The psychologist Satoshi Kanazawa has analyzed two large American datasets and found that in both, intelligence correlates with the respondents’ political liberalism, holding age, sex, race, education, earnings, and religion statistically constant.271 Among more than twenty thousand young adults who had participated in the National Longitudinal Study of Adolescent Health, average IQ increased steadily from those who identified themselves as “very conservative” (94.8) to those who identified themselves as “very liberal” (106.4). The General Social Survey shows a similar correlation, while also containing a hint that intelligence tracks classical liberalism more closely than left-liberalism. The smarter respondents in the survey were less likely to agree with the statement that the government has a responsibility to redistribute income from the rich to the poor (leftist but not classically liberal), while being more likely to agree that the government should help black Americans to compensate for the historical discrimination against them (a formulation of a liberal position which is specifically motivated by the value of fairness).

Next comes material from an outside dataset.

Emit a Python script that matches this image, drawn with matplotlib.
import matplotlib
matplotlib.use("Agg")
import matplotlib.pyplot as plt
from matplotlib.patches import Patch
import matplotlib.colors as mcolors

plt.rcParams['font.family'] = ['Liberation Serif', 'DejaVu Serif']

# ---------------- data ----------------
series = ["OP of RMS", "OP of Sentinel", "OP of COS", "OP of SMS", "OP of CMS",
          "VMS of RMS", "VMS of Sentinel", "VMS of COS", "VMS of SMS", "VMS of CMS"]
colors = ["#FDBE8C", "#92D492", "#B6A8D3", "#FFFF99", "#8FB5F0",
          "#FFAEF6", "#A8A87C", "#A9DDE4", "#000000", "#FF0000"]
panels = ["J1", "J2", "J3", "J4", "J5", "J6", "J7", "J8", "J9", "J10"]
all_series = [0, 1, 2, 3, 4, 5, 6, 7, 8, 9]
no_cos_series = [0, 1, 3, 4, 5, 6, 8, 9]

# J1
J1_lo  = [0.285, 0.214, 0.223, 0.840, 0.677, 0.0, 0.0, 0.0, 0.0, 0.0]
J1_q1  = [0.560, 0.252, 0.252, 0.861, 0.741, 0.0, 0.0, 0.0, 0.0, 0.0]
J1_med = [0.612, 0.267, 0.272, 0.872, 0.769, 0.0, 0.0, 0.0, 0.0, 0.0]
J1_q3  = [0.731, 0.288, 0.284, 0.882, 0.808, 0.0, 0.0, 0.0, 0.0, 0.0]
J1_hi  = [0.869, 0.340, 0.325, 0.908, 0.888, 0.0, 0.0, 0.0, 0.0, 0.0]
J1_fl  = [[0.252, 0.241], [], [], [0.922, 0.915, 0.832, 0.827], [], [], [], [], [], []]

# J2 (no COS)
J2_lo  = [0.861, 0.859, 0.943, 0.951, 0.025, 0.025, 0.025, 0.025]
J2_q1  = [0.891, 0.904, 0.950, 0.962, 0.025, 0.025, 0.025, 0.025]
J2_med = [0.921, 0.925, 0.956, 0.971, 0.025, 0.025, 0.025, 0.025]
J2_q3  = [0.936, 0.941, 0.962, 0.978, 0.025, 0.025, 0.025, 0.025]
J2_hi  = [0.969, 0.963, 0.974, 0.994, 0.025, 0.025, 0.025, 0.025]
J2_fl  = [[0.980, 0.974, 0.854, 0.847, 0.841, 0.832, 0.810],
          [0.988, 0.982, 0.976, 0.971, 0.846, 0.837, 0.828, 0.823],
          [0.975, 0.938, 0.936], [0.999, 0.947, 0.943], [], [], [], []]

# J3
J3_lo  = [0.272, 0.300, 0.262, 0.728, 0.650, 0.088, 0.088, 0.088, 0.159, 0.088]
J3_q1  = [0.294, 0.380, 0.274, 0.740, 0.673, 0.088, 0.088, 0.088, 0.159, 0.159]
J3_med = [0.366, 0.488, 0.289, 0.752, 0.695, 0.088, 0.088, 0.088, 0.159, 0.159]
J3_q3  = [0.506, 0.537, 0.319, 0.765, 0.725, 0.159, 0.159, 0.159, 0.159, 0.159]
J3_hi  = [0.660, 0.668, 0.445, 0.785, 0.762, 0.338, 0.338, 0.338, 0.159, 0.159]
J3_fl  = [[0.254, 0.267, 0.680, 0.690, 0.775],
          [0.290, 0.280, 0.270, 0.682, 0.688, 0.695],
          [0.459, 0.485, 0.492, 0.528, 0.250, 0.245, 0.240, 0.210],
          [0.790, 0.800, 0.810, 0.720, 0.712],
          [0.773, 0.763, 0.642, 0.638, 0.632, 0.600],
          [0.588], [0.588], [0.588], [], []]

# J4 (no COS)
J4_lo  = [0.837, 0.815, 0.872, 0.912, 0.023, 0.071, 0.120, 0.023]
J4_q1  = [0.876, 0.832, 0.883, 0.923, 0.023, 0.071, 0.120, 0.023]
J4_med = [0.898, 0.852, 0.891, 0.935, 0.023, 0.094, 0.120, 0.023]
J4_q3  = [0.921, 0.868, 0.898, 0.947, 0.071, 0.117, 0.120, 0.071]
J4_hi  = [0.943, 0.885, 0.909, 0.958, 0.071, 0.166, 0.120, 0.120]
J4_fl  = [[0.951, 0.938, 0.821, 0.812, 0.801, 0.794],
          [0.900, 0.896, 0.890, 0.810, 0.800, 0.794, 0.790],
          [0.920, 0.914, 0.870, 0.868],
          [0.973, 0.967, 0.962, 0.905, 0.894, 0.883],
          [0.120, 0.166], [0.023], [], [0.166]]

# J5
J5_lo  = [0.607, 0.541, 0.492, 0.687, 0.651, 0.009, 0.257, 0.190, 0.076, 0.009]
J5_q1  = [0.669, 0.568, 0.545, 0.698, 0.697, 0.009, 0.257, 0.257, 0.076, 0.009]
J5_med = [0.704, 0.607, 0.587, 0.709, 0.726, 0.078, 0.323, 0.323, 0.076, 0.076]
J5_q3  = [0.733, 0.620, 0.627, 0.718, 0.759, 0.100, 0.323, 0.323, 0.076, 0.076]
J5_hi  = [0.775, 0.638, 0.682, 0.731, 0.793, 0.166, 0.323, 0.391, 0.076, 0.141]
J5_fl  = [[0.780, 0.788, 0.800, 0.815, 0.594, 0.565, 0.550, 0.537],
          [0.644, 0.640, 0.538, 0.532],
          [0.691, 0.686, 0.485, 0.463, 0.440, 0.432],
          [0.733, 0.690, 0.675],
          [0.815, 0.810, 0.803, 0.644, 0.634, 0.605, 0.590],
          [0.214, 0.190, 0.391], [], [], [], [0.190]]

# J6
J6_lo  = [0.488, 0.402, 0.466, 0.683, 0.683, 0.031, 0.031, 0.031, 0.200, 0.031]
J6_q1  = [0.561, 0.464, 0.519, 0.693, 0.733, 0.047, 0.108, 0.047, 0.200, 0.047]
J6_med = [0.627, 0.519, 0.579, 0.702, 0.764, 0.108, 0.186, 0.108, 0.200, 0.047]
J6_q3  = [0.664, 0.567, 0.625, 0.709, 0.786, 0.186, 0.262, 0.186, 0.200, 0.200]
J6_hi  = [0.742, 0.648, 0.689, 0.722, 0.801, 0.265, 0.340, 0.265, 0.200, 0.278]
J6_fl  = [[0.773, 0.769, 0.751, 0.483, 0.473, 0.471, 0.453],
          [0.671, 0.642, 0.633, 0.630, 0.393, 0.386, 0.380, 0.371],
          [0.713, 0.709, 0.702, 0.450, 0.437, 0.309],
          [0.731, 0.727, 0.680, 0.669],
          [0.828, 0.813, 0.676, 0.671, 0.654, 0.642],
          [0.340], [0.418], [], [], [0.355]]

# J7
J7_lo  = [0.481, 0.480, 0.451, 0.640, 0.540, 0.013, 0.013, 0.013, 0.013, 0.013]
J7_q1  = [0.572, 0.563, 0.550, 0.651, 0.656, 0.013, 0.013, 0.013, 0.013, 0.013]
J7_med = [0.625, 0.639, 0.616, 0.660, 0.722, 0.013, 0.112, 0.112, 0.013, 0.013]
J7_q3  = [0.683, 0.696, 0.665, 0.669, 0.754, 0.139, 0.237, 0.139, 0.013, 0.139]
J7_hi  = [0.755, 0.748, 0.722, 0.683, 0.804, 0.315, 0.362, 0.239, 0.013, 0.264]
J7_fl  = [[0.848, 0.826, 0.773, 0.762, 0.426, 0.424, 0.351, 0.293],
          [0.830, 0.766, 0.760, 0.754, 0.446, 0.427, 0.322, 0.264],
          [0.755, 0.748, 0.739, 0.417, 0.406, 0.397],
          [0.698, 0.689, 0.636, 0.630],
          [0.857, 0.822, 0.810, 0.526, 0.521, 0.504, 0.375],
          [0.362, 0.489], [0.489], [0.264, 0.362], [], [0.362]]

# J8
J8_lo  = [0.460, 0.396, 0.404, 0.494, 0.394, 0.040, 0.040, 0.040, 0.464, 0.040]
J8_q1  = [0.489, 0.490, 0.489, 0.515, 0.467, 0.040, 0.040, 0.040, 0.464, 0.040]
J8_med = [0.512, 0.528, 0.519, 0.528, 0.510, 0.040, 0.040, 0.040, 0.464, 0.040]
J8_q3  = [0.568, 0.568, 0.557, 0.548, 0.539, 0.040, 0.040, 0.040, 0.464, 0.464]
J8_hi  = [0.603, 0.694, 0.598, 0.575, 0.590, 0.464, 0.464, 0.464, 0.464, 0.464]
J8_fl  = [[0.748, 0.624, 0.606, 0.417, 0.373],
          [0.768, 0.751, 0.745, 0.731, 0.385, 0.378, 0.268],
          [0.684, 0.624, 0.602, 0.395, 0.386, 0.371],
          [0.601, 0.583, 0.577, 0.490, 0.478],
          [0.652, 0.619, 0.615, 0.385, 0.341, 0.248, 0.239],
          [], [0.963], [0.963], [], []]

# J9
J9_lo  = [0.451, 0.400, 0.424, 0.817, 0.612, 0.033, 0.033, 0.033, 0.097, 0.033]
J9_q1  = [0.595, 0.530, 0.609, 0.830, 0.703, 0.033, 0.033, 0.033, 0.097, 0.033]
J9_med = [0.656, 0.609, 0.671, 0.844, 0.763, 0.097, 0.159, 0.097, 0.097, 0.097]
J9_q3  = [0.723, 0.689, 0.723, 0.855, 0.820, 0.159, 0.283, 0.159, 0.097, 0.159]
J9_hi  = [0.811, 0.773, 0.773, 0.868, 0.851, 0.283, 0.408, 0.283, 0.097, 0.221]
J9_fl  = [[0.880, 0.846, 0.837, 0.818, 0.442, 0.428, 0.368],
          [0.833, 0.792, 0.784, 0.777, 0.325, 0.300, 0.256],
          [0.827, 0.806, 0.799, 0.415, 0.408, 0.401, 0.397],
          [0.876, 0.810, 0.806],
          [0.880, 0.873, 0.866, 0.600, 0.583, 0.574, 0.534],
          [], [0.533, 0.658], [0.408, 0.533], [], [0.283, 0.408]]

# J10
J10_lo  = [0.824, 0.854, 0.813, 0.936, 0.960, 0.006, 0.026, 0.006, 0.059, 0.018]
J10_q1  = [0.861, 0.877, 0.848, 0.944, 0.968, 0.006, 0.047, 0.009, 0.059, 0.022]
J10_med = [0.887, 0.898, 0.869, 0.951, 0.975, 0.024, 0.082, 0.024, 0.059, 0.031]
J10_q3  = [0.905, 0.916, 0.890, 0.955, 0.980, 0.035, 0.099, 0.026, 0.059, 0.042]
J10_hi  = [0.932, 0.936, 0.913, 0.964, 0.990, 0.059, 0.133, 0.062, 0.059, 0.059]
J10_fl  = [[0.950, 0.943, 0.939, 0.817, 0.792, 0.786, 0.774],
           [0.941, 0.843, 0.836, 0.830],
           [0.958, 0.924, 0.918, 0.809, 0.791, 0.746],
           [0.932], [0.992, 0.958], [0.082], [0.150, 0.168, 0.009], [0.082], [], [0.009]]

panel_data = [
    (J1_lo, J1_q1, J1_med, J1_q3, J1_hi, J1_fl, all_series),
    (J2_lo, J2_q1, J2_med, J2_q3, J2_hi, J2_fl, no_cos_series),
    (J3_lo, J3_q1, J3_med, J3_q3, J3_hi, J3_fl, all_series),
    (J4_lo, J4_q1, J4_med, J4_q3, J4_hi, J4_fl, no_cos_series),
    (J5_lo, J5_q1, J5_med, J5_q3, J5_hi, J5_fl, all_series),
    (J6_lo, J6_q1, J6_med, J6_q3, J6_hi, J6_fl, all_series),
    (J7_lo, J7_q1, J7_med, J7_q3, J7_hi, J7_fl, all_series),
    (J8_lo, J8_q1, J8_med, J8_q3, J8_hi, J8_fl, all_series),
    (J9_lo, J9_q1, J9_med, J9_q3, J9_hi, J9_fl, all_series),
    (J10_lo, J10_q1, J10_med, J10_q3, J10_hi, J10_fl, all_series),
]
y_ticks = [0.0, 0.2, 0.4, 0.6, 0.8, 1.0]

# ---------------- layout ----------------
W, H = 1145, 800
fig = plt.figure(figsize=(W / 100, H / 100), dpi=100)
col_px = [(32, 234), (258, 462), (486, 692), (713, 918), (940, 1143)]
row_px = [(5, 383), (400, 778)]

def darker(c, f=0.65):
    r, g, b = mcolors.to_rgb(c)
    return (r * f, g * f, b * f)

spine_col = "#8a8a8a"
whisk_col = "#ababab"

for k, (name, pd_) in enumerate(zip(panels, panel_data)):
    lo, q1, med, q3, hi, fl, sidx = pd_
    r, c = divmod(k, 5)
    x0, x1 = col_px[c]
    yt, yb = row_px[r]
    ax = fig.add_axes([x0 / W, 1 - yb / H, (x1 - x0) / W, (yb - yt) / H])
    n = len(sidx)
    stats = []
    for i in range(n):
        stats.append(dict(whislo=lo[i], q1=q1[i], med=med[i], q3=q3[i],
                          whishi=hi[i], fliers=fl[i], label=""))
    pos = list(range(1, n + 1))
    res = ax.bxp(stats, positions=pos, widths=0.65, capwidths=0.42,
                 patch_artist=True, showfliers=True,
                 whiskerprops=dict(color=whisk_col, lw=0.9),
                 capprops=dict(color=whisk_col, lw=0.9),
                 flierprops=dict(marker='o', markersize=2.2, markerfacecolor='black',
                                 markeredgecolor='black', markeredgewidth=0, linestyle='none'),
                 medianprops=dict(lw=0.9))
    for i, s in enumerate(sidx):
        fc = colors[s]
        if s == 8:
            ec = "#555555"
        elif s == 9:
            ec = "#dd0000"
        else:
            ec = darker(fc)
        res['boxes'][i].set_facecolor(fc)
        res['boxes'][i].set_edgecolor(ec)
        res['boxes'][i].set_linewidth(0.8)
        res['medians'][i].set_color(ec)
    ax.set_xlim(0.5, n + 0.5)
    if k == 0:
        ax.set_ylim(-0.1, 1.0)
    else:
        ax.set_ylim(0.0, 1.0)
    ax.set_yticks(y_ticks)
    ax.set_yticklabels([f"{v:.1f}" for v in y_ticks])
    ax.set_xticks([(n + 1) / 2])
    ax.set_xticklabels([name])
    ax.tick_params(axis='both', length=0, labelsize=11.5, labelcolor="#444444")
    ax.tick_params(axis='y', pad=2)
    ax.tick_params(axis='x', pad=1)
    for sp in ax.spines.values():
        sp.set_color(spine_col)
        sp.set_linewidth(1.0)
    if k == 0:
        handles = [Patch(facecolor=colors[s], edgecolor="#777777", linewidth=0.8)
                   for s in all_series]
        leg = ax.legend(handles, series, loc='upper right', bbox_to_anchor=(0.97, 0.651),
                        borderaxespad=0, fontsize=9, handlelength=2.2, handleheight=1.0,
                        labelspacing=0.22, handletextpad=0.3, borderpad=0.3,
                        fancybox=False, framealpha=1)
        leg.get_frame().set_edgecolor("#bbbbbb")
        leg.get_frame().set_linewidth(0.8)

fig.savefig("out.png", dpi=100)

A better case that intelligence causes, rather than merely correlates with, classical liberal attitudes comes from analyses by the psychologist Ian Deary and his colleagues on a dataset that includes every child born in Britain in a particular week in 1970. The title of their paper says it all: “Bright child
ren become enlightened adults.” 272 By “enlightened” they mean the mindset of the Enlightenment, which they define, following the Concise Oxford Dictionary, as “a philosophy emphasizing reason and individualism rather than tradition.” They found that children’s IQ at the age of ten (including tests of abstract reasoning) predicted their endorsement of antiracist, socially liberal, and proworking-women attitudes at the age of thirty, holding constant their education, their social class, and their parents’ social class. The socioeconomic controls, together with the twenty-year lag between the measurement of intelligence and the measurement of attitudes, make a prima facie case that the causal arrow goes from intelligence to classical liberalism. A second analysis discovered that brighter ten-year-olds were more likely to vote when they grew up, and more likely to vote for the Liberal Democrats (a center-left/libertarian coalition) or the Greens, and less likely to vote for nationalist and antiimmigrant parties. Again, there is a suggestion that intelligence leads to classical rather than left-liberalism: when social class was controlled, the IQ-Green correlation vanished, but the IQ–Lib Dem correlation survived.